Omit all pictures and transcribe only the lines in the entries below that run from the line with "Reproduce this chart" through the line with "YAxis, CartesianGrid, ReferenceArea".

--- start of LISTING ---

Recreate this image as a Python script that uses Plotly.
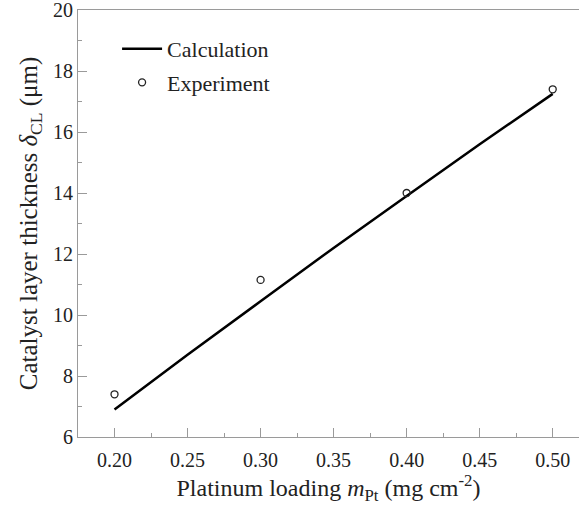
import plotly.graph_objects as go

calc_x = [0.20, 0.25, 0.30, 0.35, 0.40, 0.45, 0.50]
calc_y = [6.9, 8.7, 10.45, 12.2, 13.9, 15.6, 17.25]

exp_x = [0.20, 0.30, 0.40, 0.50]
exp_y = [7.4, 11.15, 14.0, 17.4]

x_ticks = [0.20, 0.25, 0.30, 0.35, 0.40, 0.45, 0.50]
x_tick_text = ["0.20", "0.25", "0.30", "0.35", "0.40", "0.45", "0.50"]
y_ticks = [6, 8, 10, 12, 14, 16, 18, 20]

FONT = "Liberation Serif"
AX = "#9a9a9a"

fig = go.Figure()
fig.add_trace(go.Scatter(x=calc_x, y=calc_y, mode="lines", name="Calculation",
                         legendgroup="a",
                         line=dict(color="black", width=2.5)))
fig.add_trace(go.Scatter(x=exp_x, y=exp_y, mode="markers", name="Experiment",
                         legendgroup="b",
                         marker=dict(symbol="circle-open", size=7, color="#222",
                                     line=dict(width=1.3, color="#222"))))

fig.update_layout(
    width=579, height=513,
    margin=dict(l=78, r=0, t=10, b=76),
    plot_bgcolor="white", paper_bgcolor="white",
    font=dict(family=FONT, size=20, color="#222"),
    showlegend=True,
    legend=dict(x=0.078, y=0.958, xanchor="left", yanchor="top",
                bgcolor="rgba(0,0,0,0)", font=dict(size=22, family=FONT),
                tracegroupgap=2, itemwidth=40),
    xaxis=dict(range=[0.175, 0.518], tickvals=x_ticks, ticktext=x_tick_text,
               ticks="inside", ticklen=9, tickcolor=AX, tickwidth=1,
               showline=True, linecolor=AX, linewidth=1.2, mirror=True,
               showgrid=False, zeroline=False,
               minor=dict(ticks="inside", ticklen=4, tickcolor=AX, dtick=0.025, tick0=0.2, showgrid=False),
               title=dict(text="Platinum loading <i>m</i><sub>Pt</sub> (mg cm<sup>-2</sup>)",
                          font=dict(size=24, family=FONT), standoff=9),
               tickfont=dict(size=20, family=FONT), ticklabeloverflow="allow",
               ticklabelstandoff=5),
    yaxis=dict(range=[6, 20], tickvals=y_ticks,
               ticks="inside", ticklen=9, tickcolor=AX, tickwidth=1,
               showline=True, linecolor=AX, linewidth=1.2, mirror=False,
               showgrid=False, zeroline=False,
               minor=dict(ticks="inside", ticklen=4, tickcolor=AX, dtick=1, tick0=6, showgrid=False),
               title=dict(text="Catalyst layer thickness <i>δ</i><sub>CL</sub> (μm)",
                          font=dict(size=25, family=FONT), standoff=8),
               tickfont=dict(size=20, family=FONT), ticklabeloverflow="allow"),
)

fig.write_html("out.html")
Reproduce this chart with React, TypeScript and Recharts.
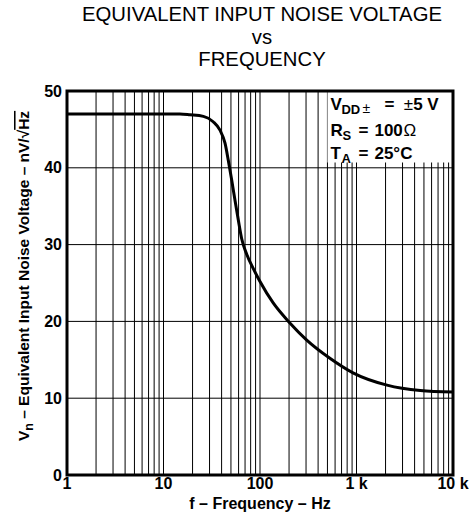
import React from 'react';
import { LineChart, Line, XAxis, YAxis, CartesianGrid, ReferenceArea } from 'recharts';

const freqHz = [1, 5, 10, 14.8, 18.8, 25.9, 32.7, 38.5, 43.4, 46.9, 50.9, 55, 59.6, 64.5, 73, 85, 100, 137, 204, 303, 530, 920, 2070, 4570, 10000];
const vnValues = [47, 47, 47, 47, 46.9, 46.7, 46.0, 44.9, 43.2, 41.0, 38.4, 35.8, 33.2, 30.8, 28.7, 26.9, 25.2, 22.4, 19.8, 17.6, 15.2, 13.3, 11.7, 11.0, 10.8];

const decades = [1, 10, 100, 1000];
const multipliers = [1, 2, 3, 4, 5, 6, 7, 8, 9];
const xGridTicks = [...decades.flatMap((d) => multipliers.map((m) => d * m)), 10000];
const xTickLabels: Record<number, string> = { 1: '1', 10: '10', 100: '100', 1000: '1 k', 10000: '10 k' };
const yTicks = [0, 10, 20, 30, 40, 50];

const data = freqHz.map((f, i) => ({ f, vn: vnValues[i] }));

const FONT = '"Liberation Sans", Arial, Helvetica, sans-serif';

const YLabel = () => {
  const cx = 29;
  const cy = 276;
  return (
    <text
      x={cx}
      y={cy}
      transform={`rotate(-90, ${cx}, ${cy})`}
      textAnchor="middle"
      fontFamily={FONT}
      fontWeight="bold"
      fontSize={15.5}
      fill="#000"
    >
      <tspan>V</tspan>
      <tspan fontSize={12.5} dy={4}>n</tspan>
      <tspan dy={-4}> – Equivalent Input Noise Voltage – nV/√</tspan>
      <tspan style={{ textDecoration: 'overline' }}>Hz</tspan>
    </text>
  );
};

const LegendText = (props: any) => {
  const vb = props.viewBox || { x: 327, y: 91 };
  const x0 = Number(vb.x ?? 327);
  const y0 = Number(vb.y ?? 91);
  const b1 = y0 + 19;
  const b2 = y0 + 45;
  const b3 = y0 + 68;
  return (
    <g fontFamily={FONT} fontWeight="bold" fontSize={17} fill="#000">
      <text x={x0 + 3} y={b1}>V</text>
      <text x={x0 + 14} y={b1 + 4} fontSize={13}>DD</text>
      <text x={x0 + 35} y={b1 + 3} fontSize={14} fontWeight="normal">±</text>
      <text x={x0 + 57} y={b1} style={{ whiteSpace: 'pre' }}>
        <tspan>=  </tspan>
        <tspan fontWeight="normal">±</tspan>
        <tspan>5 V</tspan>
      </text>

      <text x={x0 + 3} y={b2}>R</text>
      <text x={x0 + 15} y={b2 + 4} fontSize={13}>S</text>
      <text x={x0 + 31} y={b2}>=</text>
      <text x={x0 + 47} y={b2}>100</text>
      <text x={x0 + 76} y={b2} fontWeight="normal">Ω</text>

      <text x={x0 + 3} y={b3}>T</text>
      <text x={x0 + 14} y={b3 + 4} fontSize={13}>A</text>
      <text x={x0 + 31} y={b3}>=</text>
      <text x={x0 + 47} y={b3}>25°C</text>
    </g>
  );
};

export default function App() {
  return (
    <div style={{ position: 'absolute', left: 0, top: 0, width: 469, height: 529, background: '#fff' }}>
      <div
        style={{
          position: 'absolute',
          left: 0,
          top: 0,
          width: 524,
          textAlign: 'center',
          fontFamily: FONT,
          fontSize: 20.3,
          color: '#000',
          lineHeight: '22.5px',
          paddingTop: 3,
        }}
      >
        <div>EQUIVALENT INPUT NOISE VOLTAGE</div>
        <div>vs</div>
        <div>FREQUENCY</div>
      </div>
      <div style={{ position: 'absolute', left: 0, top: 0 }}>
        <LineChart width={469} height={529} data={data} margin={{ top: 91, right: 16, left: 0, bottom: 0 }}>
          <CartesianGrid stroke="#000" strokeWidth={1} />
          <XAxis
            dataKey="f"
            type="number"
            scale="log"
            domain={[1, 10000]}
            allowDataOverflow
            ticks={xGridTicks}
            interval={0}
            tickFormatter={(v: number) => xTickLabels[v] ?? ''}
            tickLine={false}
            axisLine={false}
            tickSize={0}
            tickMargin={3}
            height={54}
            tick={{ fill: '#000', fontSize: 16, fontWeight: 'bold', fontFamily: FONT }}
            label={{
              value: 'f – Frequency – Hz',
              position: 'insideBottom',
              offset: 20,
              fill: '#000',
              fontSize: 16,
              fontWeight: 'bold',
              fontFamily: FONT,
            }}
          />
          <YAxis
            type="number"
            domain={[0, 50]}
            ticks={yTicks}
            interval={0}
            tickLine={false}
            axisLine={false}
            tickSize={0}
            tickMargin={5}
            width={67}
            tick={{ fill: '#000', fontSize: 16, fontWeight: 'bold', fontFamily: FONT }}
            label={{ content: <YLabel /> }}
          />
          <ReferenceArea
            x1={500}
            x2={10000}
            y1={40.7}
            y2={50}
            fill="#fff"
            fillOpacity={1}
            stroke="none"
            ifOverflow="visible"
            label={<LegendText />}
          />
          <Line
            type="monotone"
            dataKey="vn"
            stroke="#000"
            strokeWidth={3}
            dot={false}
            isAnimationActive={false}
          />
          <ReferenceArea
            x1={1}
            x2={10000}
            y1={0}
            y2={50}
            fill="none"
            stroke="#000"
            strokeWidth={3}
            ifOverflow="visible"
          />
        </LineChart>
      </div>
    </div>
  );
}
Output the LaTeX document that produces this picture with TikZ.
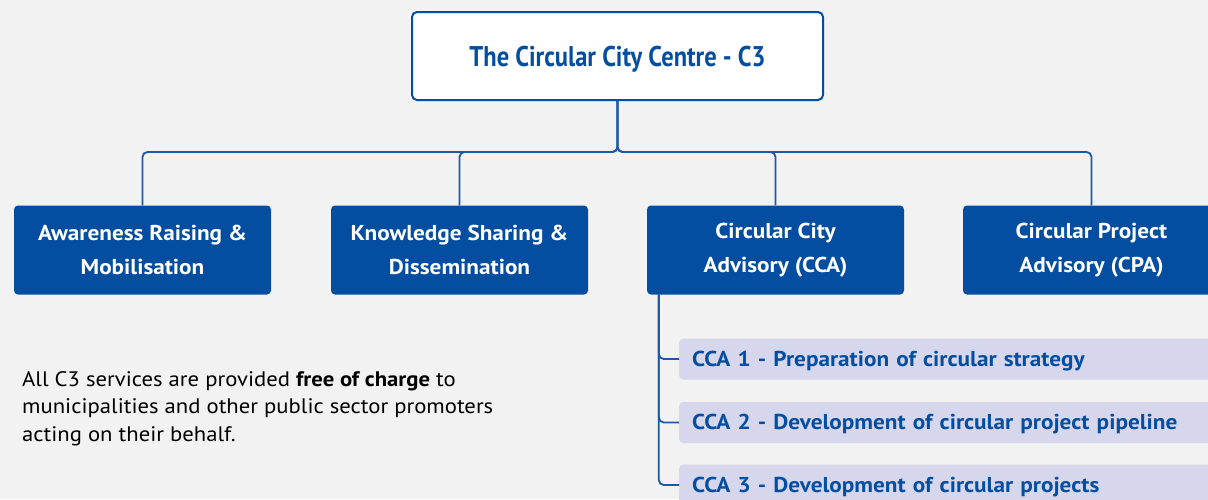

--- end of LISTING ---

TASK RESPONSE
Reproduce this chart with React, TypeScript and Recharts.
import React from 'react';
import { LineChart, Line, XAxis, YAxis, CartesianGrid, ReferenceArea } from 'recharts';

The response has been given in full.